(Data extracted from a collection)
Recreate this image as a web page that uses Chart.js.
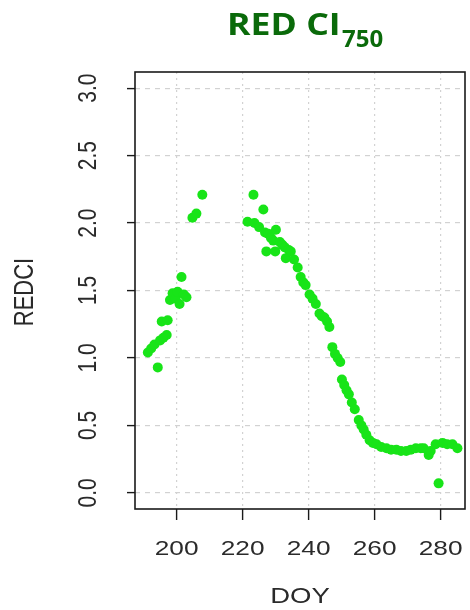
<!DOCTYPE html>
<html>
<head>
<meta charset="utf-8">
<script src="https://cdn.jsdelivr.net/npm/chart.js@4/dist/chart.umd.min.js"></script>
<style>
  html, body { margin: 0; padding: 0; background: #ffffff; }
  #wrap { position: relative; width: 470px; height: 610px; overflow: hidden; }
  #plot { position: absolute; left: 0; top: 0; }
  #title { position: absolute; left: 0; top: 0; width: 470px; height: 60px;
           font-family: "Open Sans", sans-serif; font-weight: 700; color: #0a6a0a; }
  #title .main { position: absolute; left: 227px; top: 8px; font-size: 31px; line-height: 31px;
                 transform: scaleX(1.15); transform-origin: 0 0; white-space: nowrap; }
  #title sub { position: absolute; left: 342px; top: 26px; font-size: 24px; line-height: 24px;
               vertical-align: baseline; white-space: nowrap; }
</style>
</head>
<body>
<div id="wrap">
  <canvas id="plot" width="470" height="610"></canvas>
  <div id="title"><span class="main">RED CI</span><sub>750</sub></div>
</div>
<script>
// Day of year of each observation
const doy = [
  191.3, 192.3, 193.3, 194.3, 195.0, 195.5, 196.0, 197.0, 197.3, 198.0,
  198.8, 199.7, 200.3, 200.9, 201.5, 202.2, 203.0, 204.8, 206.0, 207.8,
  221.5, 223.3, 223.6, 225.0, 226.3, 226.8, 227.2, 227.8, 228.6, 229.3,
  229.9, 230.1, 231.3, 232.0, 232.8, 233.1, 234.0, 234.6, 235.6, 236.7,
  237.6, 238.4, 239.1, 240.3, 241.2, 242.2, 243.3, 244.0, 244.8, 245.6,
  246.3, 247.2, 248.0, 248.8, 249.6, 250.1, 250.8, 251.5, 252.2, 253.1,
  254.0, 255.2, 256.0, 256.7, 257.5, 258.5, 259.5, 260.6, 262.0, 263.6,
  265.0, 266.6, 268.0, 269.6, 271.0, 272.5, 274.0, 274.9, 276.4, 277.0,
  278.5, 279.4, 280.6, 282.0, 283.6, 285.1
];
// Red-edge chlorophyll index (CI 750) for each day
const redci = [
  1.04, 1.07, 1.10, 0.93, 1.13, 1.27, 1.15, 1.17, 1.28, 1.43,
  1.48, 1.44, 1.49, 1.40, 1.60, 1.47, 1.45, 2.04, 2.07, 2.21,
  2.01, 2.21, 2.00, 1.97, 2.10, 1.93, 1.79, 1.92, 1.89, 1.87,
  1.79, 1.95, 1.86, 1.84, 1.82, 1.74, 1.80, 1.79, 1.73, 1.67,
  1.60, 1.56, 1.54, 1.47, 1.44, 1.40, 1.33, 1.31, 1.30, 1.27,
  1.23, 1.08, 1.03, 1.00, 0.97, 0.84, 0.80, 0.76, 0.73, 0.67,
  0.62, 0.54, 0.50, 0.47, 0.43, 0.39, 0.37, 0.36, 0.34, 0.33,
  0.32, 0.32, 0.31, 0.31, 0.32, 0.33, 0.33, 0.33, 0.28, 0.31,
  0.36, 0.07, 0.37, 0.36, 0.36, 0.33
];
// Axis ticks
const xTicks = [200, 220, 240, 260, 280];
const yTicks = [0.0, 0.5, 1.0, 1.5, 2.0, 2.5, 3.0];
const xLabels = ['200', '220', '240', '260', '280'];
const yLabels = ['0.0', '0.5', '1.0', '1.5', '2.0', '2.5', '3.0'];
const xTitle = 'DOY';
const yTitle = 'REDCI';

const points = doy.map((d, i) => ({ x: d, y: redci[i] }));

const AXIS_FONT = '"Liberation Sans", Arial, sans-serif';
const STRETCH = 1.25;

// Frame, tick labels and axis titles in the classic base-graphics look
const framePlugin = {
  id: 'frame',
  afterDraw(chart) {
    const ctx = chart.ctx;
    const a = chart.chartArea;
    const xs = chart.scales.x, ys = chart.scales.y;
    ctx.save();
    ctx.strokeStyle = '#1a1a1a';
    ctx.lineWidth = 1.6;
    ctx.strokeRect(a.left, a.top, a.right - a.left, a.bottom - a.top);

    ctx.fillStyle = '#2a2a2a';
    ctx.textAlign = 'center';
    ctx.textBaseline = 'middle';
    ctx.font = '21px ' + AXIS_FONT;
    xTicks.forEach((v, i) => {
      ctx.save();
      ctx.translate(xs.getPixelForValue(v), 549);
      ctx.scale(STRETCH, 1);
      ctx.fillText(xLabels[i], 0, 0);
      ctx.restore();
    });
    yTicks.forEach((v, i) => {
      ctx.save();
      ctx.translate(89, ys.getPixelForValue(v));
      ctx.scale(STRETCH, 1);
      ctx.rotate(-Math.PI / 2);
      ctx.fillText(yLabels[i], 0, 0);
      ctx.restore();
    });
    ctx.font = '22px ' + AXIS_FONT;
    ctx.save();
    ctx.translate((a.left + a.right) / 2, 597);
    ctx.scale(STRETCH, 1);
    ctx.fillText(xTitle, 0, 0);
    ctx.restore();
    ctx.save();
    ctx.translate(25, 292);
    ctx.scale(STRETCH, 1);
    ctx.rotate(-Math.PI / 2);
    ctx.fillText(yTitle, 0, 0);
    ctx.restore();
    ctx.restore();
  }
};

new Chart(document.getElementById('plot'), {
  type: 'scatter',
  data: {
    datasets: [{
      data: points,
      backgroundColor: 'rgb(24, 228, 24)',
      borderWidth: 0,
      pointRadius: 5,
      pointHoverRadius: 5
    }]
  },
  options: {
    responsive: false,
    animation: false,
    devicePixelRatio: 1,
    layout: { padding: { top: 72, right: 1, left: 0, bottom: 0 } },
    plugins: { legend: { display: false }, tooltip: { enabled: false }, title: { display: false } },
    scales: {
      x: {
        type: 'linear',
        min: 187.4,
        max: 287.4,
        afterBuildTicks: s => { s.ticks = xTicks.map(v => ({ value: v })); },
        afterFit: s => { s.height = 101; },
        ticks: { display: false },
        grid: {
          color: '#d2d2d2', lineWidth: 1.2,
          drawTicks: true, tickLength: 11, tickColor: '#1a1a1a', tickWidth: 1.4, tickBorderDash: []
        },
        border: { display: false, dash: [2, 4] }
      },
      y: {
        type: 'linear',
        min: -0.12,
        max: 3.12,
        afterBuildTicks: s => { s.ticks = yTicks.map(v => ({ value: v })); },
        afterFit: s => { s.width = 135; },
        ticks: { display: false },
        grid: {
          color: '#d2d2d2', lineWidth: 1.2,
          drawTicks: true, tickLength: 8, tickColor: '#1a1a1a', tickWidth: 1.4, tickBorderDash: []
        },
        border: { display: false, dash: [5, 5] }
      }
    }
  },
  plugins: [framePlugin]
});
</script>
</body>
</html>
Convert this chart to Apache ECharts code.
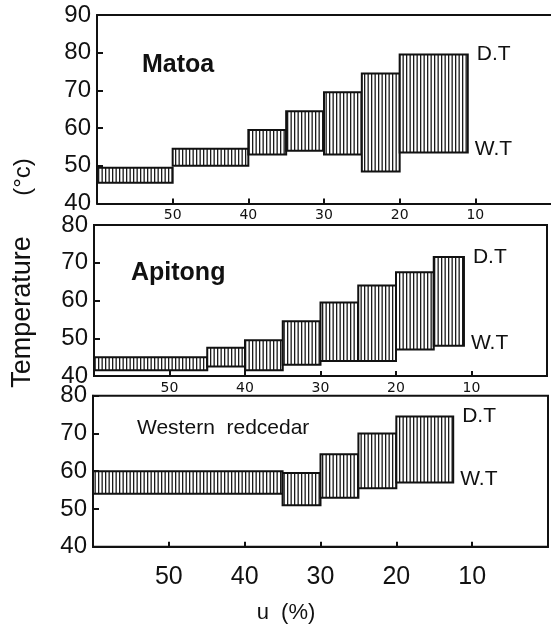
<!DOCTYPE html>
<html>
<head>
<meta charset="utf-8">
<script src="https://cdn.jsdelivr.net/npm/echarts@6/dist/echarts.min.js"></script>
<style>
  html, body { margin: 0; padding: 0; background: #fff; }
  #chart { width: 551px; height: 629px; }
</style>
</head>
<body>
<div id="chart"></div>
<script>
// moisture content steps (u %, from -> to), dry bulb (D.T) and wet bulb (W.T) temperatures
var matoaFrom = [60, 50, 40, 35, 30, 25, 20];
var matoaTo   = [50, 40, 35, 30, 25, 20, 11];
var matoaDT   = [49.5, 54.5, 59.5, 64.5, 69.5, 74.5, 79.5];
var matoaWT   = [45.5, 50, 53, 54, 53, 48.5, 53.5];

var apitongFrom = [60, 45, 40, 35, 30, 25, 20, 15];
var apitongTo   = [45, 40, 35, 30, 25, 20, 15, 11];
var apitongDT   = [45, 47.5, 49.5, 54.5, 59.5, 64, 67.5, 71.5];
var apitongWT   = [41.5, 42.5, 41.5, 43, 44, 44, 47, 48];

var cedarFrom = [60, 35, 30, 25, 20];
var cedarTo   = [35, 30, 25, 20, 12.5];
var cedarDT   = [60, 59.5, 64.5, 70, 74.5];
var cedarWT   = [54, 51, 53, 55.5, 57];

var FONT = "'Liberation Sans', Arial, sans-serif";
var INK = '#111';

// vertical hatching
var hatch = document.createElement('canvas');
hatch.width = 7; hatch.height = 4;
var hctx = hatch.getContext('2d');
hctx.fillStyle = '#fff';
hctx.fillRect(0, 0, 7, 4);
hctx.fillStyle = '#1a1a1a';
hctx.fillRect(0, 0, 1.3, 4);
hctx.fillRect(3.5, 0, 1.3, 4);
var hatchFill = { image: hatch, repeat: 'repeat' };

function makeData(from, to, dt, wt) {
  return from.map(function (f, i) { return [f, to[i], wt[i], dt[i]]; });
}

function boxRenderer(n) {
  return function (params, api) {
    var top = api.coord([api.value(0), api.value(3)]);
    var bot = api.coord([api.value(1), api.value(2)]);
    var x = Math.min(top[0], bot[0]);
    var w = Math.abs(bot[0] - top[0]);
    var kids = [{
      type: 'rect',
      shape: { x: x, y: top[1], width: w, height: bot[1] - top[1] },
      style: { fill: hatchFill, stroke: INK, lineWidth: 2 }
    }];
    if (params.dataIndex === n - 1) {
      kids.push({ type: 'text', style: { text: 'D.T', x: x + w + 9, y: top[1], verticalAlign: 'middle', font: '21px ' + FONT, fill: INK } });
      kids.push({ type: 'text', style: { text: 'W.T', x: x + w + 7, y: bot[1] - 3, verticalAlign: 'middle', font: '21px ' + FONT, fill: INK } });
    }
    return { type: 'group', children: kids };
  };
}

function xAx(idx, big) {
  return {
    type: 'value', gridIndex: idx, min: 0, max: 60, interval: 10, inverse: true,
    axisLine: { onZero: false, lineStyle: { color: INK, width: 2 } },
    axisTick: { inside: true, length: 5, lineStyle: { color: INK, width: 2 } },
    axisLabel: big
      ? { showMinLabel: false, showMaxLabel: false, margin: 18, fontSize: 25, color: INK, fontFamily: FONT }
      : { showMinLabel: false, showMaxLabel: false, margin: 5, fontSize: 14, color: INK, fontFamily: "'DejaVu Sans', sans-serif" },
    splitLine: { show: false }
  };
}

function yAx(idx, max) {
  return {
    type: 'value', gridIndex: idx, min: 40, max: max, interval: 10,
    axisLine: { onZero: false, lineStyle: { color: INK, width: 2 } },
    axisTick: { inside: true, length: 6, lineStyle: { color: INK, width: 2 } },
    axisLabel: { margin: 6, fontSize: 24, color: INK, fontFamily: FONT },
    splitLine: { show: false }
  };
}

function boxSeries(idx, from, to, dt, wt) {
  return {
    type: 'custom', xAxisIndex: idx, yAxisIndex: idx,
    data: makeData(from, to, dt, wt),
    renderItem: boxRenderer(from.length),
    silent: true,
    clip: false
  };
}

var gridBase = { show: true, borderColor: INK, borderWidth: 2, backgroundColor: 'transparent' };

// top panel: no right border, so its top edge is drawn by a bare axis line
var topEdge = {
  type: 'value', gridIndex: 0, position: 'top', min: 0, max: 60, inverse: true,
  axisLine: { onZero: false, lineStyle: { color: INK, width: 2 } },
  axisTick: { show: false }, axisLabel: { show: false }, splitLine: { show: false }
};

var chart = echarts.init(document.getElementById('chart'), null, { renderer: 'canvas' });
chart.setOption({
  animation: false,
  backgroundColor: '#fff',
  grid: [
    { left: 97, right: -2, top: 15, height: 188.5 },
    Object.assign({ left: 94, right: 4, top: 225, height: 151 }, gridBase),
    Object.assign({ left: 93, right: 3, top: 395.7, height: 151 }, gridBase)
  ],
  xAxis: [xAx(0, false), xAx(1, false), xAx(2, true), topEdge],
  yAxis: [yAx(0, 90), yAx(1, 80), yAx(2, 80)],
  series: [
    boxSeries(0, matoaFrom, matoaTo, matoaDT, matoaWT),
    boxSeries(1, apitongFrom, apitongTo, apitongDT, apitongWT),
    boxSeries(2, cedarFrom, cedarTo, cedarDT, cedarWT)
  ],
  graphic: [
    { type: 'text', left: 142, top: 53, style: { text: 'Matoa', font: 'bold 25px ' + FONT, fill: INK } },
    { type: 'text', left: 131, top: 261, style: { text: 'Apitong', font: 'bold 25px ' + FONT, fill: INK } },
    { type: 'text', left: 137, top: 418, style: { text: 'Western  redcedar', font: '21px ' + FONT, fill: INK } },
    { type: 'text', x: 23, y: 312, rotation: Math.PI / 2,
      style: { text: 'Temperature', font: '27px ' + FONT, fill: INK, align: 'center', verticalAlign: 'middle' } },
    { type: 'text', x: 23, y: 177, rotation: Math.PI / 2,
      style: { text: '(°c)', font: '24px ' + FONT, fill: INK, align: 'center', verticalAlign: 'middle' } },
    { type: 'text', x: 286, y: 613,
      style: { text: 'u  (%)', font: '22px ' + FONT, fill: INK, align: 'center', verticalAlign: 'middle' } }
  ]
});
</script>
</body>
</html>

▶ _WHAT IS NEEDED_: Using the data above, set down each line from the line with "Convert this chart to Apache ECharts code." to the line with "53, 48.5, 53.5];" exactly, both ends included, and leave the pictures behind. Nothing else belongs.

▶ _EXERCISE ANSWER_:
Convert this chart to Apache ECharts code.
<!DOCTYPE html>
<html>
<head>
<meta charset="utf-8">
<script src="https://cdn.jsdelivr.net/npm/echarts@6/dist/echarts.min.js"></script>
<style>
  html, body { margin: 0; padding: 0; background: #fff; }
  #chart { width: 551px; height: 629px; }
</style>
</head>
<body>
<div id="chart"></div>
<script>
// moisture content steps (u %, from -> to), dry bulb (D.T) and wet bulb (W.T) temperatures
var matoaFrom = [60, 50, 40, 35, 30, 25, 20];
var matoaTo   = [50, 40, 35, 30, 25, 20, 11];
var matoaDT   = [49.5, 54.5, 59.5, 64.5, 69.5, 74.5, 79.5];
var matoaWT   = [45.5, 50, 53, 54, 53, 48.5, 53.5];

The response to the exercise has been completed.